[This is the text of the speech I gave on 3/31/10 at the Simmons College series on Enterprising Women. The title of the seminar was: Entrepreneur CEOs Working their Social Mission]
What’s the difference between a socialist and a social entrepreneur?
Neither one was familiar to John Adams when he wrote the Massachusetts constitution in 1780, but he was familiar with the idea of social responsibility. He believed that both public and private institutions have a mandate “to countenance and inculcate the principles of humanity and general benevolence, public and private charity, industry and economy, honesty and punctuality, sincerity, sobriety, and all social affections, and generous sentiments, among the people.”
One key difference between the socialist and social entrepreneur stems from private companies’ freedom to create flexible economic models for social programs. The socialist relies on compulsory taxpayer contributions to finance social programs while the social entrepreneur entices the customer to purchase goods and services where a portion of the revenues fund social programs.

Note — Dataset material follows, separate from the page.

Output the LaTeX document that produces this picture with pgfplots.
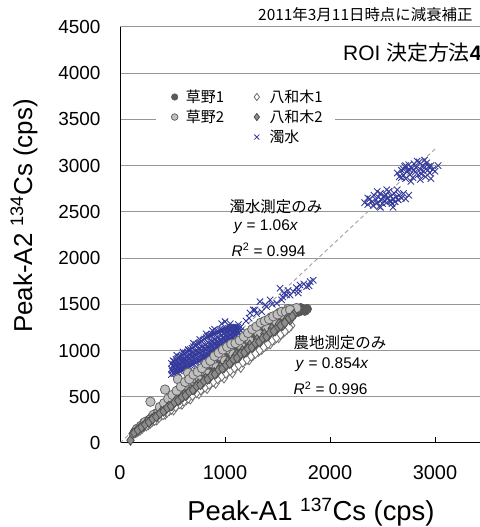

It was in the spirit of John Adams’ call for social responsibility that TNB founded the Hutan Project. We partner with Orangutan Foundation International for the conservation of the world’s fastest disappearing rain forest. The United Nations Environmental Programme projects only 2 percent of the Indonesian rain forest will remain in 2022. Our partnership helps preserve 1,800 square miles of rain forest and protect the habitat of 6,000 orangutans – the largest protected population left in the wild.
For the first year of a new service contract, we contribute 20 percent of the total fee to OFI. Our goal is to contribute $50,000 annually to OFI to be used to acquire threatened rain forest in Indonesia, to repair damaged rain forest, and to support patrols to preserve the habitat of 6,000 orangutans. Implementing this project replaced our sales program, meaning we eliminated two sales positions. Since then, we have added three engineers and a sustainable services coordinator to help administer our social ventures.
Prior to implementation, we created 3 ground rules for The Hutan Project and other major social ventures at TNB:
Rule 1 – The customer cannot bear the cost for the program. My staff was especially concerned about this, but it has not been a problem. Our pricing remains competitive, and our credibility allows us to promote the program without causing clients to worry about increased costs.
Rule 2 – There must be a tangible business benefit. This is not cause-related marketing; in a business to business market, cause-related marketing is not a good option. Hutan has become an emblem of our social responsibility programs and a symbol of our sincere dedication. It helps us retain customers and, more importantly, recruit and keep talented employees.
Rule 3 – In looking beyond the Hutan Project, we must develop business mechanisms that promote social responsibility. We promote the idea that nonprofits and businesses can build social responsibility into their purchasing decisions. Wal-Mart has become a leader in promoting this idea as well with the introduction of their supplier sustainability assessment. Our efforts to assess our suppliers’ sustainability only became successful when we started mailing reminders with check payments.
So what is the difference between a socialist and a social entrepreneur?
The socialist builds electoral consensus that the government should create a more just distribution of society’s resources.
The Social entrepreneur builds a consensus in the marketplace that it is the role of business to build economies that are local, green, and fair.
I know that John Adams may never have heard the phrase “social enterprise.” But in days when the tea party is alive and well, perhaps it is our answer for building a great society.